Investor demand, funding diversification and refinancing needs are to push corporates and governments to continue tapping the Sukuk market, although some hiccups may potentially throw the trajectory off, according to Fitch Ratings. VINEETA TAN writes.
“Sukuk supply–demand imbalance will continue to be a key growth factor but not without headwinds,” explained Bashar Al-Natoor, Fitch’s global head of Islamic finance. “These headwinds include additional AAOIFI-compliance complexities for Sukuk, and reduced borrowing needs and fiscal deficits for some of the Sukuk-issuing sovereigns due to higher oil prices.”
On a quarterly basis, Sukuk volumes from the GCC, Malaysia, Indonesia, Turkey and Pakistan fell 27% to US$57.3 billion in the July–September 2021 period. Fitch attributes the expected drop to yearly seasonal patterns and implementation challenges related to AAOIFI standards.
Globally, outstanding Sukuk are 2.8% higher at US$775.4 billion in the third quarter of 2021.
“Fitch continues to see revised terms and new clauses added to international Sukuk documentation, driven by market calls for compliance with AAOIFI Shariah standards and the UAE’s Higher Sharia Authority’s resolutions and guidelines. Most Sukuk nonetheless continue to be structured so as to create economic effects similar to conventional bonds, limiting the impact of the changes so far,” the rating agency noted.
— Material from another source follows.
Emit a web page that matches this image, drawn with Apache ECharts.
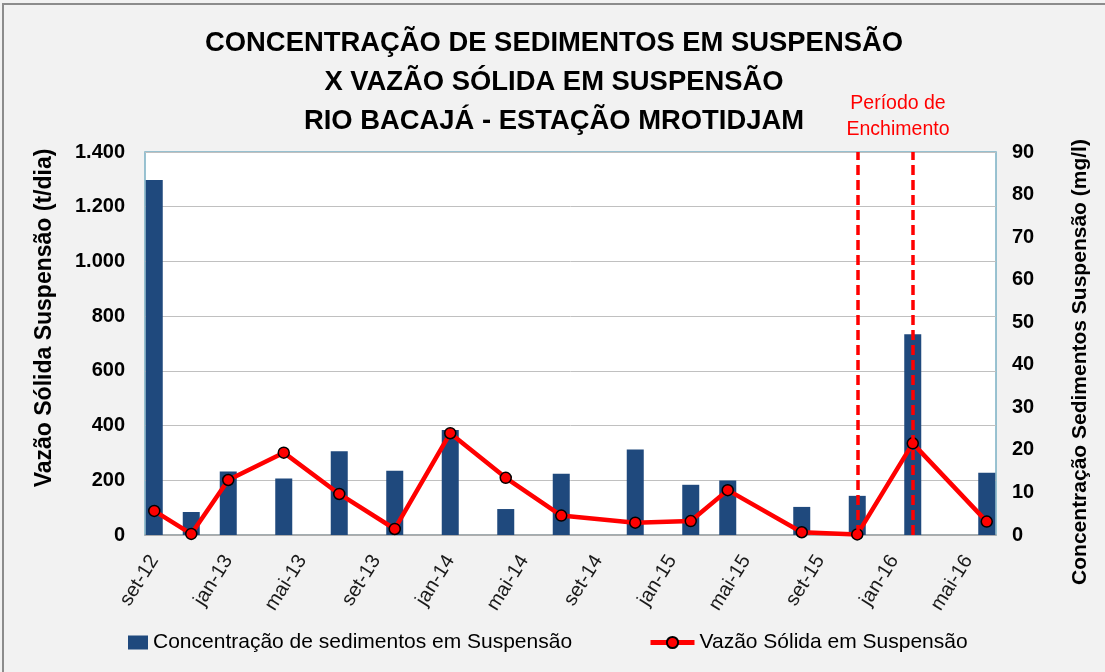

The industry also stands to benefit from governments’ push including: Saudi Arabia making Islamic finance a key priority in its Financial Sector Development Program to elevate itself to become the Islamic finance capital by 2030; Egypt approving its long-awaited Sukuk law paving the way for the nation’s first sovereign Sukuk; Oman’s Capital Market Authority releasing a draft on Sukuk and bonds regulations; and Bangladesh providing certain tax exemptions on SPV-related activities.